Syria, Afghanistan Among Top U.S. Foreign Policy Challenges in 2013

By Patrick Goodenough | December 27, 2012 | 4:41 AM EST

President Obama announces his nomination of Sen. John Kerry as the next secretary of state, at the White House on Friday, Dec. 21, 2012. (AP Photo/Carolyn Kaster)

( – From Syria to Afghanistan to China, the coming year holds foreign policy challenges for President Obama’s second-term secretary of state at least as perplexing as those of 2012.

If a major annual survey by the Council on Foreign Relations’ Center for Preventive Action is on target, the conflict in Syria will be at or near the top of John Kerry’s list, once he’s confirmed as Secretary of State Hillary Clinton’s successor.

The Preventive Priorities Survey, which taps the views of more than 1,500 government officials and experts, found intensification of the civil war in Syria to be the number one conflict-prevention priority for U.S. policymakers in 2013.

The issue is adjudged to be among “likely” contingencies for the year, and one which will have a “high impact” on U.S. interests. The survey defines a “high impact” contingency as one that “directly threatens the U.S. homeland, is likely to trigger U.S. military involvement because of treaty commitments, or threatens the supplies of critical U.S. strategic resources.”

The relevant treaty commitment in the case of Syria involves NATO and specifically the spillover of the conflict into neighboring Turkey, a member of the alliance. Under article five of the North Atlantic Treaty, an attack on any member is considered an attack on all.

Article five has yet to be invoked in the current situation, although after cross-border shelling killed five Turks last October, NATO did meet under another treaty provision, article four, which says members “will consult together whenever, in the opinion of any of them, the territorial integrity, political independence or security of any of the parties is threatened.”

Also high on the Center for Preventive Action’s priority list is the possibility of a “major erosion of security” in Afghanistan resulting from the drawdown of coalition forces. The survey found this to be “likely” in 2013, with a “moderate impact” on U.S. interests. (A “moderate impact” contingency is one affecting countries of strategic importance to the U.S., but not involving a mutual-defense treaty commitment.)

The U.S. currently has some 68,000 troops in Afghanistan. Although the end of 2014 is the declared date for the completion of the International Security Assistance Force (ISAF) mission, numbers are expected to drop during 2013. In his timetable announced last year, Obama said that following the Sept. 2012 departure of the additional “surge” forces, “our troops will continue coming home at a steady pace as Afghan security forces move into the lead.”

Meanwhile ISAF’s second-biggest troop contributor, Britain, said this month it would reduce its contingent from 9,000 to about 5,200 by the end of 2013. Among other major contributors, France ended its commitment this month and Germany plans to begin a gradual withdrawal in January.

The next level in the survey – “plausible” contingencies in 2013 with a “high impact” on U.S. interests – include a major military incident involving China, such as a clash with Japan over disputed islands.

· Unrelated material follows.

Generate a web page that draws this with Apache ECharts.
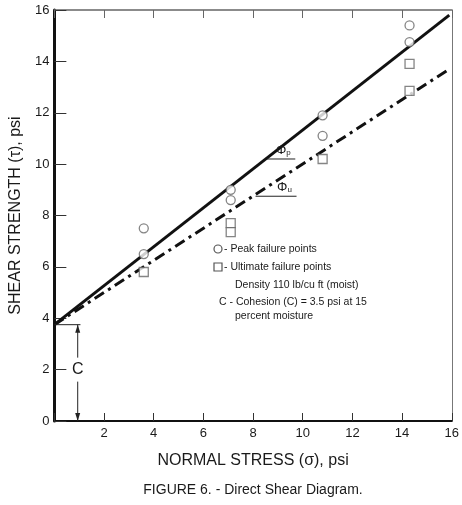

The past year has witnessed an escalation in bilateral tensions over the Senkaku/Diaoyu islands, and the return to power in Japan of a conservative prime minister at a time of growing Chinese nationalism may see the situation worsen in 2013.

The U.S. has reaffirmed that the islands fall within the scope of its 1960 mutual defense treaty with Japan.

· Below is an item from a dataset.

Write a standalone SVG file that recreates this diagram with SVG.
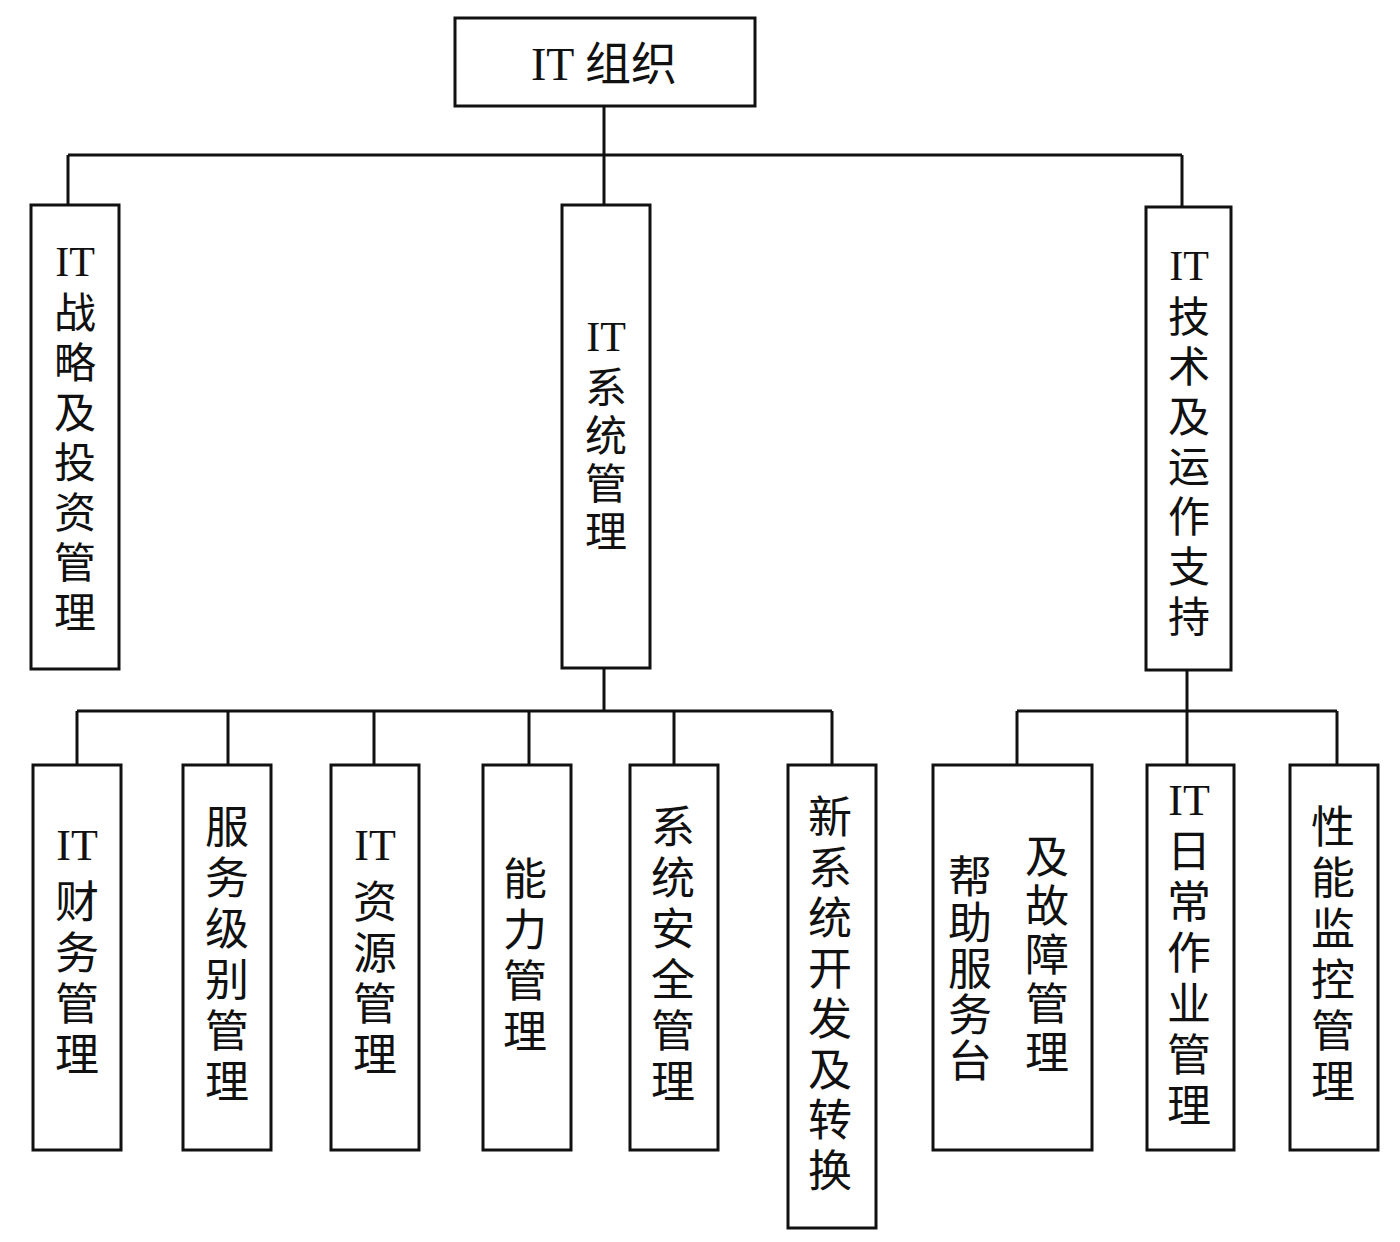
<svg xmlns="http://www.w3.org/2000/svg" width="1400" height="1242" viewBox="0 0 1400 1242">
<style>
rect{fill:#fff;stroke:#111;stroke-width:3}
.c line{stroke:#111;stroke-width:3}
text{font-family:"Liberation Serif","Noto Sans CJK SC",serif;fill:#111;text-anchor:middle;dominant-baseline:central}
.a{font-size:42px}
.b{font-size:44px}
</style>
<rect x="0" y="0" width="1400" height="1242" style="stroke:none"/>
<g class="c">
<line x1="604" y1="106" x2="604" y2="155"/><line x1="68" y1="155" x2="1182" y2="155"/>
<line x1="68" y1="155" x2="68" y2="205"/><line x1="604" y1="155" x2="604" y2="205"/><line x1="1182" y1="155" x2="1182" y2="207"/>
<line x1="604" y1="668" x2="604" y2="711"/><line x1="77" y1="711" x2="832" y2="711"/>
<line x1="77" y1="711" x2="77" y2="765"/><line x1="228" y1="711" x2="228" y2="765"/><line x1="374" y1="711" x2="374" y2="765"/><line x1="529" y1="711" x2="529" y2="765"/><line x1="674" y1="711" x2="674" y2="765"/><line x1="832" y1="711" x2="832" y2="765"/>
<line x1="1187" y1="670" x2="1187" y2="711"/><line x1="1017" y1="711" x2="1337" y2="711"/>
<line x1="1017" y1="711" x2="1017" y2="765"/><line x1="1187" y1="711" x2="1187" y2="765"/><line x1="1337" y1="711" x2="1337" y2="765"/>
</g>
<g id="root"><rect x="455" y="18" width="300" height="88"/><text x="604" y="64" style="font-size:46px">IT 组织</text></g>
<g id="n1"><rect x="31" y="205" width="88" height="464"/><text class="a" x="75" y="262"><tspan x="75">IT</tspan><tspan x="75" dy="52">战</tspan><tspan x="75" dy="50">略</tspan><tspan x="75" dy="50">及</tspan><tspan x="75" dy="50">投</tspan><tspan x="75" dy="50">资</tspan><tspan x="75" dy="50">管</tspan><tspan x="75" dy="50">理</tspan></text></g>
<g id="n2"><rect x="562" y="205" width="88" height="463"/><text class="a" x="606" y="337"><tspan x="606">IT</tspan><tspan x="606" dy="52">系</tspan><tspan x="606" dy="48">统</tspan><tspan x="606" dy="48">管</tspan><tspan x="606" dy="48">理</tspan></text></g>
<g id="n3"><rect x="1146" y="207" width="85" height="463"/><text class="a" x="1189" y="266"><tspan x="1189">IT</tspan><tspan x="1189" dy="52">技</tspan><tspan x="1189" dy="50">术</tspan><tspan x="1189" dy="50">及</tspan><tspan x="1189" dy="50">运</tspan><tspan x="1189" dy="50">作</tspan><tspan x="1189" dy="50">支</tspan><tspan x="1189" dy="50">持</tspan></text></g>
<g id="n4"><rect x="33" y="765" width="88" height="385"/><text class="b" x="77" y="845"><tspan x="77">IT</tspan><tspan x="77" dy="58">财</tspan><tspan x="77" dy="51">务</tspan><tspan x="77" dy="51">管</tspan><tspan x="77" dy="51">理</tspan></text></g>
<g id="n5"><rect x="183" y="765" width="88" height="385"/><text class="b" x="227" y="828"><tspan x="227">服</tspan><tspan x="227" dy="51">务</tspan><tspan x="227" dy="51">级</tspan><tspan x="227" dy="51">别</tspan><tspan x="227" dy="51">管</tspan><tspan x="227" dy="51">理</tspan></text></g>
<g id="n6"><rect x="331" y="765" width="88" height="385"/><text class="b" x="375" y="845"><tspan x="375">IT</tspan><tspan x="375" dy="58">资</tspan><tspan x="375" dy="51">源</tspan><tspan x="375" dy="51">管</tspan><tspan x="375" dy="51">理</tspan></text></g>
<g id="n7"><rect x="483" y="765" width="88" height="385"/><text class="b" x="525" y="880"><tspan x="525">能</tspan><tspan x="525" dy="51">力</tspan><tspan x="525" dy="51">管</tspan><tspan x="525" dy="51">理</tspan></text></g>
<g id="n8"><rect x="630" y="765" width="88" height="385"/><text class="b" x="673" y="828"><tspan x="673">系</tspan><tspan x="673" dy="51">统</tspan><tspan x="673" dy="51">安</tspan><tspan x="673" dy="51">全</tspan><tspan x="673" dy="51">管</tspan><tspan x="673" dy="51">理</tspan></text></g>
<g id="n9"><rect x="788" y="765" width="88" height="463"/><text class="b" x="830" y="818"><tspan x="830">新</tspan><tspan x="830" dy="50.5">系</tspan><tspan x="830" dy="50.5">统</tspan><tspan x="830" dy="50.5">开</tspan><tspan x="830" dy="50.5">发</tspan><tspan x="830" dy="50.5">及</tspan><tspan x="830" dy="50.5">转</tspan><tspan x="830" dy="50.5">换</tspan></text></g>
<g id="n10"><rect x="933" y="765" width="159" height="385"/><text class="b" x="970" y="878"><tspan x="970">帮</tspan><tspan x="970" dy="46">助</tspan><tspan x="970" dy="46">服</tspan><tspan x="970" dy="46">务</tspan><tspan x="970" dy="46">台</tspan></text><text class="b" x="1047" y="858"><tspan x="1047">及</tspan><tspan x="1047" dy="49">故</tspan><tspan x="1047" dy="49">障</tspan><tspan x="1047" dy="49">管</tspan><tspan x="1047" dy="49">理</tspan></text></g>
<g id="n11"><rect x="1147" y="765" width="87" height="385"/><text class="b" x="1189" y="800"><tspan x="1189">IT</tspan><tspan x="1189" dy="52">日</tspan><tspan x="1189" dy="51">常</tspan><tspan x="1189" dy="51">作</tspan><tspan x="1189" dy="51">业</tspan><tspan x="1189" dy="51">管</tspan><tspan x="1189" dy="51">理</tspan></text></g>
<g id="n12"><rect x="1290" y="765" width="88" height="385"/><text class="b" x="1333" y="828"><tspan x="1333">性</tspan><tspan x="1333" dy="51">能</tspan><tspan x="1333" dy="51">监</tspan><tspan x="1333" dy="51">控</tspan><tspan x="1333" dy="51">管</tspan><tspan x="1333" dy="51">理</tspan></text></g>
</svg>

Among other plausible/high impact 2013 contingencies in the survey are a mass casualty attack on the U.S. or a treaty ally; the acquisition by non-state actors of Syrian biological or chemical weapons; a highly disruptive cyber-attack on U.S. critical infrastructure; instability in Pakistan as a result of terror attacks or a civilian-military crisis; and serious developments in the Iranian nuclear standoff “such as a surprise advance in Iran’s nuclear weapons/delivery capability followed by an Israeli response.”

Further down the list are a worsening of the crisis with North Korea; unrest or instability in Egypt, Libya, Bahrain and Jordan; sectarian violence in Lebanon as a spillover from the Syria conflict; and armed confrontation in the South China Sea relating to territorial disputes between China and various countries including the Philippines (also a U.S. mutual-defense treaty ally) and Vietnam.

One perennial crisis area that does not make an appearance in the Center for Preventive Action survey is the Israeli-Palestinian conflict.

Nonetheless, current developments in that theater will doubtless continue to generate headlines in 2013 and keep the State Department busy. They include the continuing effects of the United Nations’ upgrading of the Palestinians’ status at the world body; Israel’s plans to press ahead with house construction in disputed areas despite international condemnation; and signs of a widening acceptance by governments of the Hamas terrorist group, following the example set by Turkey, Egypt and Qatar.